Keza, “Dünyevi dostlar ve rütbeler, kabir kapısına kadardır” uyarısı da, fani dostluklar ve mevkilerin sonsuzluk kapısında hiçbir değer taşımayacağını hatırlatır.
Bilimsel çalışmalar ve teknolojik gelişmelerle de dünyanın sırlarına vakıf olmaya çalışsak da, hiçbir bilim, ölümün ötesindeki hakikati tam manasıyla açıklayamaz.
Teknolojinin zirveye ulaştığı bu çağda dahi, en basit bir canlının yaratılışındaki mucizeyi veya bir atomun intizamını dahi tam manasıyla kavrayamayız. Bu da bize gösterir ki, her şeyin arkasında kudretli bir yaratıcı vardır ve bu dünya, O’nun san’atının sadece küçük bir tecellisidir.
Tıpkı şu kocaman kâinat kitabının vücud ve vahdete dair ayetleriyle bize dersler vermesi gibi, her şey O Zat-ı Zülcelal’in kemal ve celal sıfatlarına şehadet eder.
İnsanoğlu, nefsinin ve şeytanın fısıltılarına kulak verdiğinde “esfel-i safilîn”e, yani aşağıların en aşağısına düşebilirken, Hak’ka ve Kur’an’a kulak verdiğinde “a’lâ-yı illiyyîn”e, yani yücelerin en yücesine yükselebilir. Bu, insanın kendi elinde olan bir tercihtir. İşlediğimiz her günahın, kalbimize giren her şüphenin ruhumuzda yaralar açtığını unutmamalıyız.
***********
Asıl ilim, iman ilmidir; ilimlerin şahı ve padişahıdır. Çünkü o, bizi bu fani dünyadan ebedi âleme hazırlayan pusuladır.
Bu yüzden, ölümlü olan bu dünyaya aşırı bağlanmak, onu sonsuz bir mekân gibi görmek, insanın kendi ebedi saadetini hiçe sayması demektir. Tıpkı ateşe düşmekten kaçınan pervanelere engel olmaya çalışan Peygamber Efendimiz’in (s.a.v.) bizi ateşten korumak için kuşaklarımızdan tuttuğu gibi, biz de kendimizi bu dünyanın aldatıcı cazibesinden korumalıyız.

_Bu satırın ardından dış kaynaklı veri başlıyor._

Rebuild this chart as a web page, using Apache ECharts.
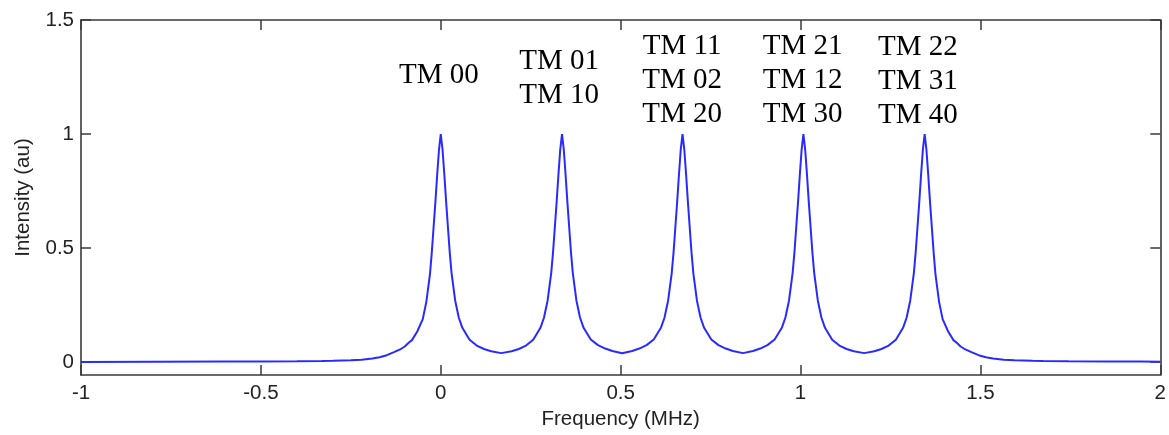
<!DOCTYPE html>
<html>
<head>
<meta charset="utf-8">
<script src="https://cdn.jsdelivr.net/npm/echarts@6/dist/echarts.min.js"></script>
<style>
  html,body{margin:0;padding:0;background:#fff;}
  #chart{width:1169px;height:435px;}
</style>
</head>
<body>
<div id="chart"></div>
<script>
"use strict";

// frequency samples (MHz)
var freq = [
  -1.0,-0.8,-0.6,-0.5,-0.4,-0.33,-0.3,-0.25,-0.22,-0.19,-0.17,-0.15,-0.13,-0.11,-0.1,-0.09,-0.08,-0.065,-0.05,-0.04,-0.03,-0.025,-0.02,-0.015,-0.01,-0.005,
  0,0.005,0.01,0.015,0.02,0.025,0.03,0.04,0.05,0.06,0.08,0.1,0.12,0.14,0.168,0.197,0.217,0.237,0.257,0.277,0.287,0.297,0.307,0.312,0.317,0.322,0.327,0.332,
  0.337,0.342,0.347,0.352,0.357,0.362,0.367,0.377,0.387,0.397,0.417,0.437,0.457,0.477,0.504,0.532,0.552,0.572,0.592,0.612,0.622,0.632,0.642,0.647,0.652,0.657,0.662,0.667,
  0.672,0.677,0.682,0.687,0.692,0.697,0.702,0.712,0.722,0.732,0.752,0.772,0.792,0.812,0.84,0.868,0.888,0.908,0.928,0.948,0.958,0.968,0.978,0.983,0.988,0.993,0.998,1.003,
  1.008,1.013,1.018,1.023,1.028,1.033,1.038,1.048,1.058,1.068,1.088,1.108,1.128,1.148,1.177,1.205,1.225,1.245,1.265,1.285,1.295,1.305,1.315,1.32,1.325,1.33,1.335,1.34,
  1.345,1.35,1.355,1.36,1.365,1.37,1.375,1.385,1.395,1.41,1.425,1.435,1.445,1.455,1.475,1.495,1.515,1.535,1.565,1.595,1.645,1.675,1.745,1.845,1.945,2.0
];

// intensity (au) at each sample
var intensity = [
  0.000,0.001,0.002,0.002,0.003,0.004,0.005,0.008,0.010,0.015,0.021,0.030,0.043,0.058,0.068,0.083,0.096,0.135,0.188,0.265,0.385,0.48,0.59,0.70,0.82,0.93,
  1.0,0.93,0.82,0.70,0.59,0.48,0.39,0.27,0.195,0.15,0.098,0.072,0.057,0.047,0.039,0.047,0.057,0.072,0.098,0.15,0.195,0.27,0.39,0.48,0.59,0.70,0.82,0.93,
  1.0,0.93,0.82,0.70,0.59,0.48,0.39,0.27,0.195,0.15,0.099,0.074,0.059,0.048,0.038,0.048,0.059,0.074,0.099,0.15,0.195,0.27,0.39,0.48,0.59,0.70,0.82,0.93,
  1.0,0.93,0.82,0.70,0.59,0.48,0.39,0.27,0.195,0.15,0.099,0.074,0.059,0.048,0.039,0.048,0.059,0.074,0.099,0.15,0.195,0.27,0.39,0.48,0.59,0.70,0.82,0.93,
  1.0,0.93,0.82,0.70,0.59,0.48,0.39,0.27,0.195,0.15,0.098,0.072,0.057,0.047,0.039,0.047,0.057,0.072,0.098,0.15,0.195,0.27,0.39,0.48,0.59,0.70,0.82,0.93,
  1.0,0.93,0.82,0.70,0.59,0.48,0.385,0.265,0.188,0.135,0.096,0.083,0.068,0.058,0.043,0.030,0.021,0.015,0.010,0.008,0.005,0.004,0.003,0.002,0.002,0.001
];

// mode annotations above each peak
var modeText = ['TM 00', 'TM 01\nTM 10', 'TM 11\nTM 02\nTM 20', 'TM 21\nTM 12\nTM 30', 'TM 22\nTM 31\nTM 40'];
var modeX = [-0.005, 0.329, 0.671, 1.006, 1.326];
var modeY = [1.258, 1.245, 1.237, 1.237, 1.231];

var yTicks = [0, 0.5, 1, 1.5];

var trace = freq.map(function(f, i){ return [f, intensity[i]]; });
var marks = modeText.map(function(t, i){ return {value:[modeX[i], modeY[i]], name:t}; });

var axisColor = '#3a3a3a';
var boxLine = {show:true, onZero:false, lineStyle:{color:axisColor, width:1.6}};
var inTick = {show:true, inside:true, length:10, lineStyle:{color:axisColor, width:1.5}};
var tickFont = {fontFamily:'Liberation Sans, Arial, sans-serif', fontSize:20.5, color:'#222'};

var chart = echarts.init(document.getElementById('chart'));
chart.setOption({
  animation:false,
  backgroundColor:'#fff',
  grid:{left:81, right:3, top:20, bottom:60},
  xAxis:[{
    type:'value', min:-1, max:2, interval:0.5, position:'bottom',
    axisLine:boxLine,
    axisTick:inTick,
    axisLabel:Object.assign({margin:8}, tickFont),
    splitLine:{show:false},
    name:'Frequency (MHz)', nameLocation:'middle', nameGap:33,
    nameTextStyle:tickFont
  },{
    type:'value', min:-1, max:2, interval:0.5, position:'top',
    axisLine:boxLine,
    axisTick:inTick,
    axisLabel:{show:false},
    splitLine:{show:false}
  }],
  yAxis:[{
    type:'value', min:-0.057, max:1.5, position:'left',
    axisLine:boxLine,
    axisTick:Object.assign({customValues:yTicks}, inTick),
    axisLabel:Object.assign({margin:7, customValues:yTicks}, tickFont),
    splitLine:{show:false},
    name:'Intensity (au)', nameLocation:'middle', nameGap:47,
    nameTextStyle:tickFont
  },{
    type:'value', min:-0.057, max:1.5, position:'right',
    axisLine:boxLine,
    axisTick:Object.assign({customValues:yTicks}, inTick),
    axisLabel:{show:false},
    splitLine:{show:false}
  }],
  series:[{
    type:'line', data:trace, showSymbol:false, smooth:false,
    lineStyle:{color:'#2a2aff', width:2}, silent:true
  },{
    type:'scatter', data:marks, symbolSize:0, silent:true,
    label:{
      show:true, position:[0, 0], align:'center', verticalAlign:'middle',
      formatter:function(p){ return p.name; },
      fontFamily:'Liberation Serif, Times New Roman, serif', fontSize:29, lineHeight:34,
      color:'#000', textBorderWidth:0, opacity:1
    }
  }]
});
</script>
</body>
</html>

Hazırlanmalıyız; başka, daimi bir memlekete gideceğiz. Öyle bir memleket ki, bu memleket ona nispeten bir zindan hükmündedir.
Özet:
Bu makale, dünyanın geçici ve aldatıcı doğasını, insana verilen ömrün asıl gayesini ve ebedi hayata hazırlanmanın önemini anlatmaktadır.
Tarihi ve edebi örneklerle, dünya malına ve makamına aşırı bağlanmanın vahim sonuçlarına dikkat çekilirken, Bediüzzaman Said Nursi’nin hikmetli sözleriyle bu dünyanın bir köprü olduğu ve asıl değerin iman ve salih amellerde bulunduğu belirtilmiştir.
İnsanlığın bilimsel ve teknolojik ilerlemelerine rağmen, asıl ilmin “iman ilmi” olduğu ve nefsin ve şeytanın fısıltılarına karşı Hak’ka ve Kur’an’a sarılmanın gerekliliği üzerinde durulmuştur.
Makale, okuyucuyu dünyanın fani yüzüne aldanmayıp, ebedi âleme hazırlıklı olmaya davet eden ibretli ve düşündürücü bir mesajla son bulmaktadır.